Peças de um motor.

segunda-feira, 2 de junho de 2014

O que falta enxergar?!

   Existem duas divisões possíveis no mundo: o lado dos países que se especializaram na arte de ganhar, e o lado dos que se resignaram na arte de perder (GALEANO, 1978). Dito isto, e descendo na escala e diminuindo o zoom óptico, parece que esta lógica se repete em várias instâncias, o "empreendedor" que detém a arte (ovacionada pelo capital) de ganhar e o trabalhador (também chamado colaborador, ironia do capital para enfatizar que este apenas colabora para o enriquecimento de alguém), que se especializou na arte de servir.
  Um paragrafo sem novidade (mesmo assim seria capaz de apostar um dedo da mão direita como alguém cegamente acharia isto uma inverdade) mas que serve para distinguir os dois lados, e ainda cabe realçar que, o lado especializado em ganhar é formado por poucos e o lado resignado, por infinitos.
  O trunfo do lado que explora é ter sua exploração, por mais visível que seja, maquiada, aceita e legitimada pelos explorados, que a partir da promessa meritocrática de "você também pode", "depende de ti", correm atrás do paraíso fomentando cada vez mais a riqueza alheia com a ilusão de que pertencerão a aquele lado algum dia, ou pior e mais surreal, que já fazem parte de alguma forma.

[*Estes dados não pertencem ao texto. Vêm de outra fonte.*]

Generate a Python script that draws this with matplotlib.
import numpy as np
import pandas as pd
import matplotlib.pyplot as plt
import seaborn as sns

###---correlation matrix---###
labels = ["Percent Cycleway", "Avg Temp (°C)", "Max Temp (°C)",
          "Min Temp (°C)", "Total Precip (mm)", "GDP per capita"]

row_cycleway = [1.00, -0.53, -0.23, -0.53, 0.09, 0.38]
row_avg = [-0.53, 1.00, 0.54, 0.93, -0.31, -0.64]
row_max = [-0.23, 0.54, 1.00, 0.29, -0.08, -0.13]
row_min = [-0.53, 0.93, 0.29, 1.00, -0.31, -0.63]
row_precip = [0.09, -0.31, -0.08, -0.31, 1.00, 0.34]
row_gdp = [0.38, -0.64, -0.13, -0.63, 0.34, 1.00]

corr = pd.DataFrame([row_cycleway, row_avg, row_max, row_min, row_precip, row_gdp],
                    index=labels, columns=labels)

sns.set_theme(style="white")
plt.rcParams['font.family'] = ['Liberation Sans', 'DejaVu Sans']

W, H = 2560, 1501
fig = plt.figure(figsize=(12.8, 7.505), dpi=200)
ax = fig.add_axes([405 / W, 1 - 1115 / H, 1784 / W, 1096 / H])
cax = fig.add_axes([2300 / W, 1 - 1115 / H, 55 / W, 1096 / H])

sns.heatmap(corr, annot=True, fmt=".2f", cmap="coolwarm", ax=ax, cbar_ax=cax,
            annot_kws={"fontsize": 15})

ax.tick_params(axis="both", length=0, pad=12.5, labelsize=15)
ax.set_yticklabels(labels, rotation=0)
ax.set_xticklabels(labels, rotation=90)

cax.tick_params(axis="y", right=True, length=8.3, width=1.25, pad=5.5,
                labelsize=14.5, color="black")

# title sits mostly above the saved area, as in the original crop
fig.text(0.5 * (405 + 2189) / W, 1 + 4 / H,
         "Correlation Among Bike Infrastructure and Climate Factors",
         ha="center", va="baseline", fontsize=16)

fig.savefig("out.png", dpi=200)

  Interessante questionamento me ocorreu estes dias enquanto pensava no deboche que o capitalismo faz em cada coisa que nos cerca, ao passo que ele se apodera de tudo e gera lucro, nada permanece a salvo com sua pureza original por muito tempo. Pensava eu em filmes que contam histórias de revolução, se pensar bem, a maioria esmagadora destes filmes de ficção possuem os dois lados bem definidos, seja representado por apenas personagens pontuais, ou por situações mais generalizadas. O filme cool do momento, Hunger Games, (que o capitalismo não contente em vender apenas livros transformou em película) apresenta os dois lados bem definidos: a capital e sua riqueza esnobe, excêntrica e abundante; e os distritos, pobres, miseráveis, esquecidos... que apenas fornecem força laboral e matéria prima.

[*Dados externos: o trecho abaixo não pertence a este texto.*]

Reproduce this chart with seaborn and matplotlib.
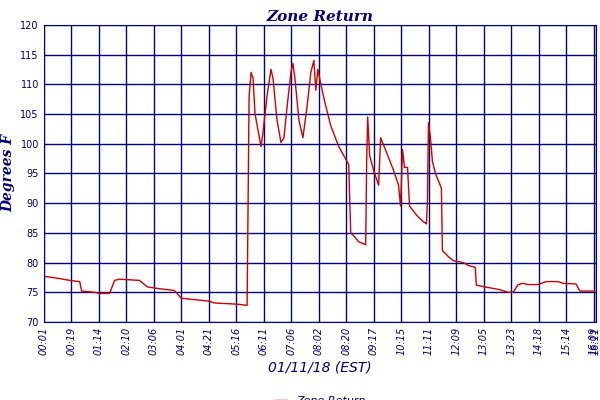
import matplotlib
matplotlib.use("Agg")
import matplotlib.pyplot as plt
import seaborn as sns
import pandas as pd

tick_labels = ["00:01","00:19","01:14","02:10","03:06","04:01","04:21","05:16","06:11","07:06",
               "08:02","08:20","09:17","10:15","11:11","12:09","13:05","13:23","14:18","15:14","16:09","16:11"]
tick_pos = [0,1,2,3,4,5,6,7,8,9,10,11,12,13,14,15,16,17,18,19,20,20.07]

sample = [0,16,26,36,38,51,56,66,71,76,96,104,116,131,138,166,171,194,204,205,206,208,210,212,218,220,224,228,230,234,
          238,241,244,248,250,252,256,260,264,268,271,273,275,278,282,288,296,301,306,308,311,316,323,324,325,327,331,336,338,344,
          351,356,358,360,362,365,367,374,380,384,385,386,388,390,393,399,400,406,411,421,426,433,434,446,456,466,471,476,481,486,
          496,504,516,521,534,538,553]
temp = [77.7,77.3,77,76.8,75.2,75,74.8,74.8,77,77.2,77,75.9,75.6,75.3,74,73.5,73.2,73,72.8,90,108,112,111,105,99.5,102,108,112.5,111,104,
        100.2,101,106,112,113.5,111,104,101,106,112,114,109,112.5,110,107,103,99.5,98,96.5,85,84.5,83.5,83,97,104.5,98,95.5,93,101,98.5,
        95.5,93,89.5,99,96,96,89.5,88,87,86.5,90.5,103.5,101,97,95,92.5,82,81,80.3,80,79.5,79.2,76.2,75.8,75.5,75,75,76.3,76.5,76.3,
        76.3,76.8,76.8,76.5,76.4,75.2,75.2]

df = pd.DataFrame({"x": [s / 27.6 for s in sample], "Zone Return": temp})

sns.set_style("white")
navy = "#000080"
fig, ax = plt.subplots(figsize=(6, 4), dpi=100)
fig.subplots_adjust(left=0.073, right=0.993, top=0.938, bottom=0.195)
sns.lineplot(data=df, x="x", y="Zone Return", color="#cc0000", lw=1, ax=ax, label="Zone Return")
ax.set_xlim(0, 20.07)
ax.set_ylim(70, 120)
ax.set_yticks(range(70, 121, 5))
ax.set_xticks(tick_pos)
ax.set_xticklabels(tick_labels, rotation=90, fontsize=7, color=navy, style="italic")
ax.tick_params(axis="y", labelsize=7, colors=navy, length=0)
ax.tick_params(axis="x", length=0, colors=navy)
ax.grid(True, color=navy, lw=1)
for s in ax.spines.values():
    s.set_color(navy)
ax.set_title("Zone Return", color=navy, style="italic", fontweight="bold", fontsize=11, family="DejaVu Serif", pad=3)
ax.set_xlabel("01/11/18 (EST)", color=navy, style="italic", fontsize=10, labelpad=4)
ax.set_ylabel("Degrees F", color=navy, style="italic", fontweight="bold", fontsize=10, family="DejaVu Serif")
leg = ax.legend(loc="upper center", bbox_to_anchor=(0.5, -0.215), frameon=False, fontsize=8, handlelength=1.2)
for t in leg.get_texts():
    t.set_color(navy); t.set_style("italic")
fig.savefig("out.png", dpi=100)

  A ironia da analogia com a vida real debocha abertamente de cada um de nós. Mas o incrível é que as pessoas assistem uma história assim (com os lados definidos) e sempre torcem pelo lado revolucionário, pelo mais fraco. Será porque a natureza deles lá bem no fundo, onde ainda o capital não conseguiu chegar, ainda sintam que há algo errado em apenas uns se darem muito bem em detrimento de milhões? Será pelo heroísmo de torcer pelo time mais fraco, tornando uma possível vitória épica? Será inconscientemente por saber que aquela revolução não passa de ficção e então não faz mal mudar o cenário?

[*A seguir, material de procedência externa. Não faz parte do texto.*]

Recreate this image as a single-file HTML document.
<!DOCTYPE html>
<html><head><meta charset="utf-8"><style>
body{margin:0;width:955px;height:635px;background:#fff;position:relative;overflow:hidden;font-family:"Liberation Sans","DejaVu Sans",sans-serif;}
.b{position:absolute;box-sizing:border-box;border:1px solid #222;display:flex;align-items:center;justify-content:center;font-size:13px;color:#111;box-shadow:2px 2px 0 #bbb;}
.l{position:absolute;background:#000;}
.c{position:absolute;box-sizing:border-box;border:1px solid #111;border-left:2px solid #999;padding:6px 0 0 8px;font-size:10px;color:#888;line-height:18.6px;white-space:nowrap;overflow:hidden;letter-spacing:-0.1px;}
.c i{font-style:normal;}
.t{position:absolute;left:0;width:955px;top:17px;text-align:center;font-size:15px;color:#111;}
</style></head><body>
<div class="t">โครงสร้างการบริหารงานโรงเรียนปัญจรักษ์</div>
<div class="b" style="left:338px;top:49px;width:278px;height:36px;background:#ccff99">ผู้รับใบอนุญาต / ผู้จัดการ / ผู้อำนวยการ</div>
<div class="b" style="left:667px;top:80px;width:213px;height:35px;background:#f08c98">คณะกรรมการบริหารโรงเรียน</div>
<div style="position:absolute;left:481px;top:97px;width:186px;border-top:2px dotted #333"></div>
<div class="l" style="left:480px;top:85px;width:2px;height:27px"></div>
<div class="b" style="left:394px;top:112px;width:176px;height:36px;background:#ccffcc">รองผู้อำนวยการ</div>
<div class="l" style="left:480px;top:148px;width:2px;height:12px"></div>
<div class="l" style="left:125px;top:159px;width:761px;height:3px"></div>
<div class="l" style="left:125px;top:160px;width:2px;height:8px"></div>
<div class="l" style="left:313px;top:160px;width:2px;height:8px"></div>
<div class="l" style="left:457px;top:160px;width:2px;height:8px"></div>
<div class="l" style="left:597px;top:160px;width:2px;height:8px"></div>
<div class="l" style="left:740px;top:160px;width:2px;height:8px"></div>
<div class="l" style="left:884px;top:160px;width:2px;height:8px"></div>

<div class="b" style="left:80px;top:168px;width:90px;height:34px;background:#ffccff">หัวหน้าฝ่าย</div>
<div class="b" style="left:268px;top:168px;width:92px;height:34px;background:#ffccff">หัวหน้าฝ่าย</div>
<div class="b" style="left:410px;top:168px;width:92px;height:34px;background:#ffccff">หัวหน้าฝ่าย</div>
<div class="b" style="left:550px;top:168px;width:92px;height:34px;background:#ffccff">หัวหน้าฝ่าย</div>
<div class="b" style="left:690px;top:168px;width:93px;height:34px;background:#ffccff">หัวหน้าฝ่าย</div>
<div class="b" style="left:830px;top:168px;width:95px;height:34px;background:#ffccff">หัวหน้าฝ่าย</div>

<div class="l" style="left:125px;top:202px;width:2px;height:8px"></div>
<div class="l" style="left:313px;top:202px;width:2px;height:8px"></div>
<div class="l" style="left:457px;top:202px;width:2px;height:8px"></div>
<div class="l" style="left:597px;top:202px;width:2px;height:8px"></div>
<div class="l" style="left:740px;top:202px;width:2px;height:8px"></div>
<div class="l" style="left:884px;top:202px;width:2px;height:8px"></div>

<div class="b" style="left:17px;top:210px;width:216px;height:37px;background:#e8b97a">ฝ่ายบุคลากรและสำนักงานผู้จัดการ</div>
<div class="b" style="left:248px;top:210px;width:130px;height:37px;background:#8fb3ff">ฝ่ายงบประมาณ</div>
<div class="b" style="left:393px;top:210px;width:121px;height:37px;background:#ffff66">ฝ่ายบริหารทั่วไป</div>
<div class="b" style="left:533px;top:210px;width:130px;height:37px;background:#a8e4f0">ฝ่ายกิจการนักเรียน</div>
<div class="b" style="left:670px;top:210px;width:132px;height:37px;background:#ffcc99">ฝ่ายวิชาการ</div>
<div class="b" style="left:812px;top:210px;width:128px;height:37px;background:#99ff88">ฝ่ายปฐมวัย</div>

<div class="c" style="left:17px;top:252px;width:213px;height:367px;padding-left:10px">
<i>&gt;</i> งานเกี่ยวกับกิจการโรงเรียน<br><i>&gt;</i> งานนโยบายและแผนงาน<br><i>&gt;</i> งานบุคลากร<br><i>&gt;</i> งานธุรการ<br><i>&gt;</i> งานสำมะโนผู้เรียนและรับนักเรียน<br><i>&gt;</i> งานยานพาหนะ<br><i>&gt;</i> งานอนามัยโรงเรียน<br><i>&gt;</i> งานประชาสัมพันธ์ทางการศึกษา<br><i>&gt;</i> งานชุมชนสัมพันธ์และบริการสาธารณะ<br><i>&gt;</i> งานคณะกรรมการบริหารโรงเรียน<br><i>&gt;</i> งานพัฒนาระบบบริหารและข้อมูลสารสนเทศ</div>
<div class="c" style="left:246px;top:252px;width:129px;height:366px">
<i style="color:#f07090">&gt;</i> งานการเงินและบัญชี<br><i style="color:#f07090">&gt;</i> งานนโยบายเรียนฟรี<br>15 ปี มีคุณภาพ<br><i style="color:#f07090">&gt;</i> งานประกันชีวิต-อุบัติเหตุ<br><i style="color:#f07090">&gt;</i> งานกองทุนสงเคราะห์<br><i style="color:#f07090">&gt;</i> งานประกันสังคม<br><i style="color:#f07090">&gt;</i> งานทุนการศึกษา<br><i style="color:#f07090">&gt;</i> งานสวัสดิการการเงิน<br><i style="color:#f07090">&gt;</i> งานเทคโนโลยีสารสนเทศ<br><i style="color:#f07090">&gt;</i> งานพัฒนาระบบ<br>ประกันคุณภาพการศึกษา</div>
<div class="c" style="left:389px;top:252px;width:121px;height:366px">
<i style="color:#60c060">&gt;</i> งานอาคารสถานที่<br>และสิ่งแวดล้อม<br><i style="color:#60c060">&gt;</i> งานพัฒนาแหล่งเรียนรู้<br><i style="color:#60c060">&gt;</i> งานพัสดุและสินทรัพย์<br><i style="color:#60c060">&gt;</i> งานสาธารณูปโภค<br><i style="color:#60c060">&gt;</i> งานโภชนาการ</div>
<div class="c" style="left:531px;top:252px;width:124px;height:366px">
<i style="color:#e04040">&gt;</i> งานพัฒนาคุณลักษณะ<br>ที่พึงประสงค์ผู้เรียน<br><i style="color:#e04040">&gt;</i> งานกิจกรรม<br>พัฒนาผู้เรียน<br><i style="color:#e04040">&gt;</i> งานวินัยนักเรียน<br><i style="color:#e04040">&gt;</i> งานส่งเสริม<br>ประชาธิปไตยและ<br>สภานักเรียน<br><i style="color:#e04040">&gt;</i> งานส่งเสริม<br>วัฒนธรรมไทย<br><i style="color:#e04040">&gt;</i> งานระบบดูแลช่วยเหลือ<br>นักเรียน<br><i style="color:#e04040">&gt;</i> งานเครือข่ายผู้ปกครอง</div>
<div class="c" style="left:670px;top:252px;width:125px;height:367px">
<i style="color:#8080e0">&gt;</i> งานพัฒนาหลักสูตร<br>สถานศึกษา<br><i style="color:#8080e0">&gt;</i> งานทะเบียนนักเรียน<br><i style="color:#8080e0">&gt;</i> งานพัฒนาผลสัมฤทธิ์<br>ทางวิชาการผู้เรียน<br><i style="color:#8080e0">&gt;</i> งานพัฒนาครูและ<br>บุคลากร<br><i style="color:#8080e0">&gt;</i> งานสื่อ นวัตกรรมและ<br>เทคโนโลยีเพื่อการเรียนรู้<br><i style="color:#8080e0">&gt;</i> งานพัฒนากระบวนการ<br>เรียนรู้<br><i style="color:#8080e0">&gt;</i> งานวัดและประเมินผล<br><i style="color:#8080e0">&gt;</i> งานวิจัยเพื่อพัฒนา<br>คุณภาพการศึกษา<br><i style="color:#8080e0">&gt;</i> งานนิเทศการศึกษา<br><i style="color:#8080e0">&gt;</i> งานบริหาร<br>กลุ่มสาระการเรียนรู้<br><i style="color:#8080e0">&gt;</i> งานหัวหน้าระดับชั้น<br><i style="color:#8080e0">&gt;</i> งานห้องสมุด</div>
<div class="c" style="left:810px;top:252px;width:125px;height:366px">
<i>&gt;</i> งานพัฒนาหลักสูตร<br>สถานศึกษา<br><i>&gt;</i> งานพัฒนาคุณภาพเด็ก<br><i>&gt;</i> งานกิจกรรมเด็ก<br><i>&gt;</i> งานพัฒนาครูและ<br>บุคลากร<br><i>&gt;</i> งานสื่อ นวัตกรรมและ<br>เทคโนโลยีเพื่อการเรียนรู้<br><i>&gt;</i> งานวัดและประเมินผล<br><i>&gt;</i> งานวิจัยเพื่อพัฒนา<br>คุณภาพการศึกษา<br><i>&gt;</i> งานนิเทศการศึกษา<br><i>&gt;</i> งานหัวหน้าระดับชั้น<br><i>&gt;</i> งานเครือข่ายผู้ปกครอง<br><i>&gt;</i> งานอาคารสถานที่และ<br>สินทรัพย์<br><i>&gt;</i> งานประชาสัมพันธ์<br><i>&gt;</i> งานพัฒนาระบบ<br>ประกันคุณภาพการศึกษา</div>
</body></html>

  Este deboche capitalista em toda parte nos mostra o quanto estamos no lado mais numeroso e totalmente servil. A defesa do sistema pelos explorados compõe um trunfo para o lado explorador que os deixa tranquilos na sua "capital" com toda pompa. Em contrapartida eles nunca demonstram empatia pelo lado explorado, pior, ainda se dão ao direito de debochar, e fazer com que o deboche soe nos ouvidos cegos, como uma luz no fim do túnel possível a todos que se empenharem, mas que na verdade nunca chegará.